Он лишает нас раздумий о совместимости гения и злодейства, он убеждает нас в том, что гений есть великодушие, благородство, доброта.
Сегодня много раз упоминалось драгоценное имя Бориса Пастернака, и вновь душа возвращается к нему, потому что встреча двух этих людей, замечательных не только потому, что речь России и речь Грузии вновь с нежностью и силой объединились, но потому, что их жизнь, их торжественная и доблестная дружба оставляют нам на память о человечестве, о нашей принадлежности к человеческому роду, замечательный документ, который говорит о том, что люди всё-таки прекрасны и не следует винить их в жестокости, а, наоборот, нужно дивиться их мужеству, долготерпению и умению спасать друг друга.
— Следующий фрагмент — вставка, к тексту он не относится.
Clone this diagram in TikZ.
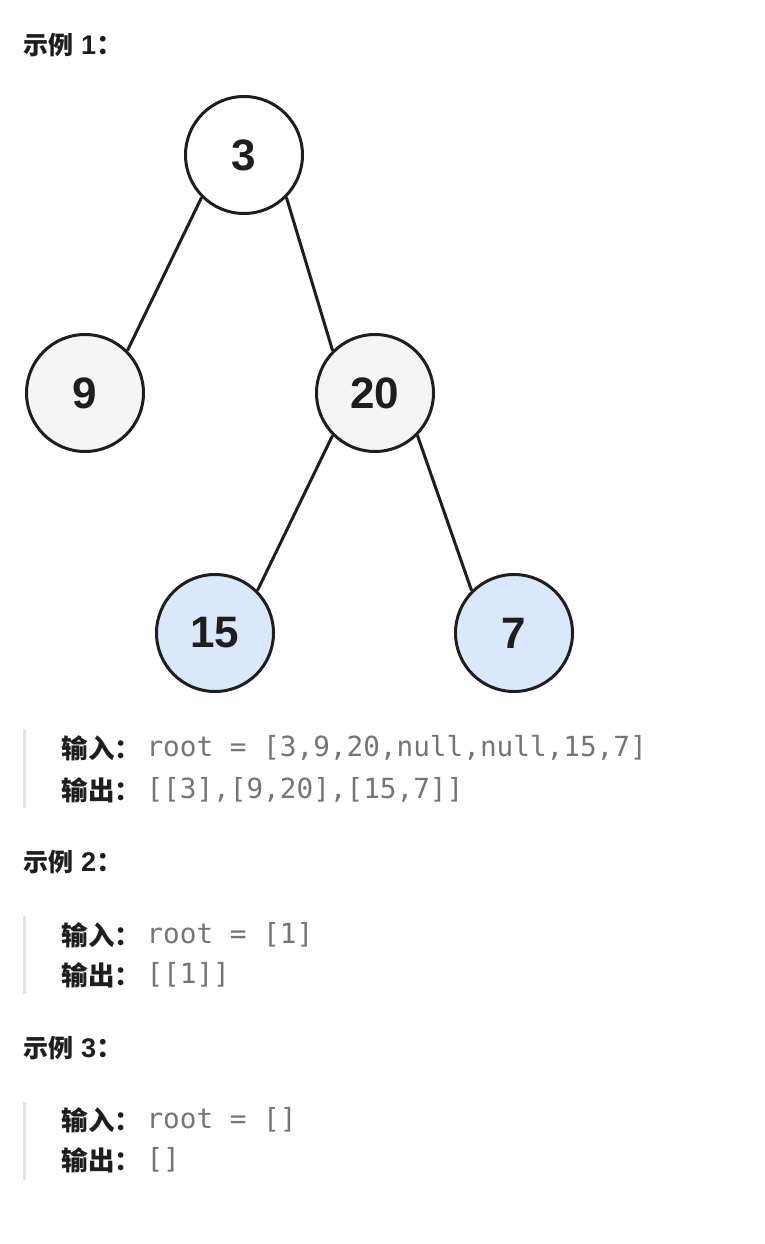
\documentclass[tikz,border=0pt]{standalone}
\usepackage{fontspec}
\setmainfont{Liberation Sans}
\setmonofont{DejaVu Sans Mono}
\newfontfamily\cjk{Noto Sans CJK SC}
\usepackage{xcolor}
\usetikzlibrary{positioning}
\definecolor{greyfill}{HTML}{F5F5F5}
\definecolor{bluefill}{HTML}{DAE8FC}
\definecolor{codegrey}{HTML}{757575}
\definecolor{quotebar}{HTML}{E3E3E3}
\definecolor{ink}{HTML}{1E1E1E}

\begin{document}
\begin{tikzpicture}[x=1pt, y=-1pt, line width=3pt,
  main/.style = {draw=ink, circle, minimum size=117pt, inner sep=0pt,
    font=\fontsize{44}{44}\selectfont\bfseries, text=ink},
  head/.style = {anchor=west, inner sep=0pt, text=ink,
    font=\fontsize{27}{27}\selectfont\bfseries},
  key/.style = {anchor=west, inner sep=0pt, text=ink,
    font=\cjk\fontsize{26.5}{26.5}\selectfont\bfseries},
  code/.style = {anchor=west, inner sep=0pt, text=codegrey,
    font=\ttfamily\fontsize{27.7}{27.7}\selectfont},
  bar/.style = {draw=quotebar, line width=3pt}]
\useasboundingbox[fill=white] (0,0) rectangle (764,1244);
% example 1
\node[head] (h1) at (22,45) {{\cjk\fontsize{25}{25}\selectfont 示例} 1{\cjk ：}};
\node[main, fill=white] (n3) at (244,155) {3};
\node[main, fill=greyfill] (n9) at (85,393) {9};
\node[main, fill=greyfill] (n20) at (375,393) {20};
\node[main, fill=bluefill] (n15) at (215,633) {15};
\node[main, fill=bluefill] (n7) at (514,633) {7};
\draw[ink] (n3.south west) -- (n9.north east);
\draw[ink] (n3.south east) -- (n20.north west);
\draw[ink] (n20.south west) -- (n15.north east);
\draw[ink] (n20.south east) -- (n7.north west);
\coordinate (b1top) at (24,729);
\coordinate (b1bot) at (24,808);
\draw[bar] (b1top) -- (b1bot);
\node[key] (in1) at (60,748) {输入：};
\node[code] (in1v) at (145,748) {root = [3,9,20,null,null,15,7]};
\node[key] (out1) at (60,790) {输出：};
\node[code] (out1v) at (145,790) {[[3],[9,20],[15,7]]};
% example 2
\node[head] (h2) at (22,862) {{\cjk\fontsize{25}{25}\selectfont 示例} 2{\cjk ：}};
\coordinate (b2top) at (24,916);
\coordinate (b2bot) at (24,994);
\draw[bar] (b2top) -- (b2bot);
\node[key] (in2) at (60,935) {输入：};
\node[code] (in2v) at (145,935) {root = [1]};
\node[key] (out2) at (60,975) {输出：};
\node[code] (out2v) at (145,975) {[[1]]};
% example 3
\node[head] (h3) at (22,1048) {{\cjk\fontsize{25}{25}\selectfont 示例} 3{\cjk ：}};
\coordinate (b3top) at (24,1102);
\coordinate (b3bot) at (24,1180);
\draw[bar] (b3top) -- (b3bot);
\node[key] (in3) at (60,1120) {输入：};
\node[code] (in3v) at (145,1120) {root = []};
\node[key] (out3) at (60,1160) {输出：};
\node[code] (out3v) at (145,1160) {[]};
\end{tikzpicture}
\end{document}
Переписка Нины Табидзе[270] и Пастернака останется для грядущих поколений как свидетельство величайшего напряжения человеческой нравственности, человеческого ума. Меж бездной и бездной в мироздании дует сквозняк и задувает то одну, то другую свечу. Наташа Пастернак, дорогая, вот здесь внук Тициана, вот внуки Бориса Леонидовича Пастернака, чьи таинственные прекрасные лица обещают нам, что эта свеча не задута, что свет ее будет длиться во времени. Может быть, в чьей-нибудь бедной и скудной жизни бывает так, что смерть является самым существенным событием в судьбе человека. У поэта — не то. Он тратит мгновение на краткую последнюю муку и потом становится вечным приливом к нашему уму, способствующим нашему спасению. Жизнь Тициана длится в его внуках, длится в неиссякаемых гвоздиках в цветниках человечества, длится в каждом из нас, кто расположен к добру, расположен к поэзии. Два этих дома обласкают еще многих: дом Тициана в Тбилиси — все мы еще раз увидим картины Пиросмани, пианино, подаренное когда-то Борисом Пастернаком, и дом в Переделкине — тоже будет обязывать нас к доблести духа.